A firestorm of criticism has erupted over the response to the chip flaws, which researchers at Google’s Project Zero discovered in 2016. Months passed before the problems were disclosed to the public. Further, the security patches released in recent days have been blamed for performance problems, including slowdowns in many systems. The fixes reportedly rendered a smaller number of systems unbootable.
Intel CEO Brian Krzanich on Thursday sent an open letter to the technology industry, pledging the company would make frequent updates and be more transparent about the process, and that it would report security issues to the public in a prompt manner.
Major tech companies, including Intel, Microsoft and Google, scrambled to calm the mood this week after a large number of computer users reported performance problems linked to security updates for the Spectre and Meltdown vulnerabilities.

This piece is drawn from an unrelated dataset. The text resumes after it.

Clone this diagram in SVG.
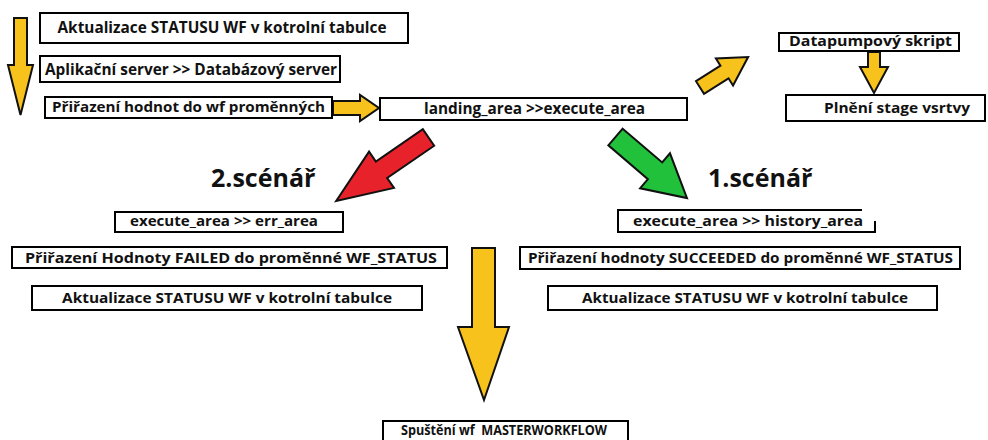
<svg xmlns="http://www.w3.org/2000/svg" width="988" height="440" viewBox="0 0 988 440">
<style>
.box{fill:#fff;stroke:#000;stroke-width:2}
.t{font-family:"Open Sans","Liberation Sans",sans-serif;font-weight:bold;fill:#111;text-anchor:middle}
.big{font-family:"Open Sans","Liberation Sans",sans-serif;font-weight:bold;fill:#111;font-size:25px}
.y{fill:#F7C21B;stroke:#111;stroke-width:2;stroke-linejoin:miter}
.r{fill:#E8222B;stroke:#111;stroke-width:2}
.g{fill:#22C13B;stroke:#111;stroke-width:2}
</style>
<rect width="988" height="440" fill="#fff"/>
<g id="connectors">
<polygon class="y" points="14,18 27,18 27,65 33,65 20.5,115 8,65 14,65"/>
<polygon class="y" points="333,101 360,101 360,95 379,108 360,121 360,115 333,115"/>
<polygon class="y" transform="translate(700,87.5) rotate(-32.4)" points="0,-7.5 29,-7.5 29,-16 57,0 29,16 29,7.5 0,7.5"/>
<polygon class="y" points="868,52 880,52 880,67 888,67 874,93 860,67 868,67"/>
<polygon class="r" transform="translate(428.5,137.5) rotate(145.5)" points="0,-10 57,-10 57,-22 112,0 57,22 57,10 0,10"/>
<polygon class="g" transform="translate(615.5,137) rotate(40.5)" points="0,-11 52,-11 52,-23 94,0 52,23 52,11 0,11"/>
<polygon class="y" points="472,248 495,248 495,327 509,327 484,400 458,327 472,327"/>
</g>
<g id="n-aktualizace-top"><rect class="box" x="40" y="13" width="368" height="30"/><text class="t" x="222" y="33" font-size="15.5" textLength="329" lengthAdjust="spacingAndGlyphs">Aktualizace STATUSU WF v kotrolní tabulce</text></g>
<g id="n-aplikacni"><rect class="box" x="40" y="56" width="300" height="26"/><text class="t" x="191" y="75" font-size="16.5" textLength="292" lengthAdjust="spacingAndGlyphs">Aplikační server &gt;&gt; Databázový server</text></g>
<g id="n-prirazeni"><rect class="box" x="45" y="97" width="287" height="21"/><text class="t" x="188.5" y="112" font-size="15" textLength="273" lengthAdjust="spacingAndGlyphs">Přiřazení hodnot do wf proměnných</text></g>
<g id="n-landing"><rect class="box" x="380" y="98" width="307" height="22"/><text class="t" x="534.5" y="114" font-size="15.5" textLength="221" lengthAdjust="spacingAndGlyphs">landing_area &gt;&gt;execute_area</text></g>
<g id="n-datapump"><rect class="box" x="779" y="33" width="180" height="18"/><text class="t" x="870.5" y="46" font-size="14.5" textLength="163" lengthAdjust="spacingAndGlyphs">Datapumpový skript</text></g>
<g id="n-plneni"><rect class="box" x="786" y="95" width="199" height="26"/><text class="t" x="897" y="113" font-size="15" textLength="146" lengthAdjust="spacingAndGlyphs">Plnění stage vsrtvy</text></g>
<g id="l-scenar2"><text class="big" x="211" y="187">2.scénář</text></g>
<g id="l-scenar1"><text class="big" x="708" y="187">1.scénář</text></g>
<g id="n-err"><rect class="box" x="115" y="212" width="228" height="20"/><text class="t" x="224" y="226" font-size="14.5" textLength="188" lengthAdjust="spacingAndGlyphs">execute_area &gt;&gt; err_area</text></g>
<g id="n-failed"><rect class="box" x="12" y="247" width="435" height="21"/><text class="t" x="231" y="263" font-size="15" textLength="412" lengthAdjust="spacingAndGlyphs">Přiřazení Hodnoty FAILED do proměnné WF_STATUS</text></g>
<g id="n-aktualizace-left"><rect class="box" x="32" y="286" width="390" height="24"/><text class="t" x="227" y="303" font-size="15" textLength="330" lengthAdjust="spacingAndGlyphs">Aktualizace STATUSU WF v kotrolní tabulce</text></g>
<g id="n-history"><path d="M862,210 H618 V232 H875 V221" fill="#fff" stroke="#000" stroke-width="2"/><text class="t" x="748" y="226" font-size="15" textLength="230" lengthAdjust="spacingAndGlyphs">execute_area &gt;&gt; history_area</text></g>
<g id="n-succeeded"><rect class="box" x="520" y="247" width="440" height="22"/><text class="t" x="740.5" y="263" font-size="15" textLength="425" lengthAdjust="spacingAndGlyphs">Přiřazení hodnoty SUCCEEDED do proměnné WF_STATUS</text></g>
<g id="n-aktualizace-right"><rect class="box" x="548" y="286" width="389" height="24"/><text class="t" x="745" y="303" font-size="15" textLength="326" lengthAdjust="spacingAndGlyphs">Aktualizace STATUSU WF v kotrolní tabulce</text></g>
<g id="n-master"><rect class="box" x="383" y="421" width="245" height="30"/><text class="t" x="504" y="435" font-size="14.5" textLength="206" lengthAdjust="spacingAndGlyphs" xml:space="preserve">Spuštění wf  MASTERWORKFLOW</text></g>
</svg>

Intel released numerous statements after the vulnerabilities were made public, and it shot down reports that its chips were the only ones at risk
The flaw could allow a nonprivileged user to access passwords or secret keys on a computer or a multitenant cloud server, explained Stratechery analyst Ben Thompson in a post Myerson referenced.
Performance Over Prudence
The Meltdown and Spectre vulnerabilities require adjustment to critical, low-level interfaces in affected operating systems,” said Mark Nunnikhoven, vice president of cloud security at Trend Micro.
Still, there have been problems in some cases, Nunnikhoven said, noting that Microsoft and AMD have been pointing fingers at one another following reports of computers slowing down or in some cases not booting.
Microsoft has suspended automatic updates and is working with AMD on a solution, it said in a security bulletin.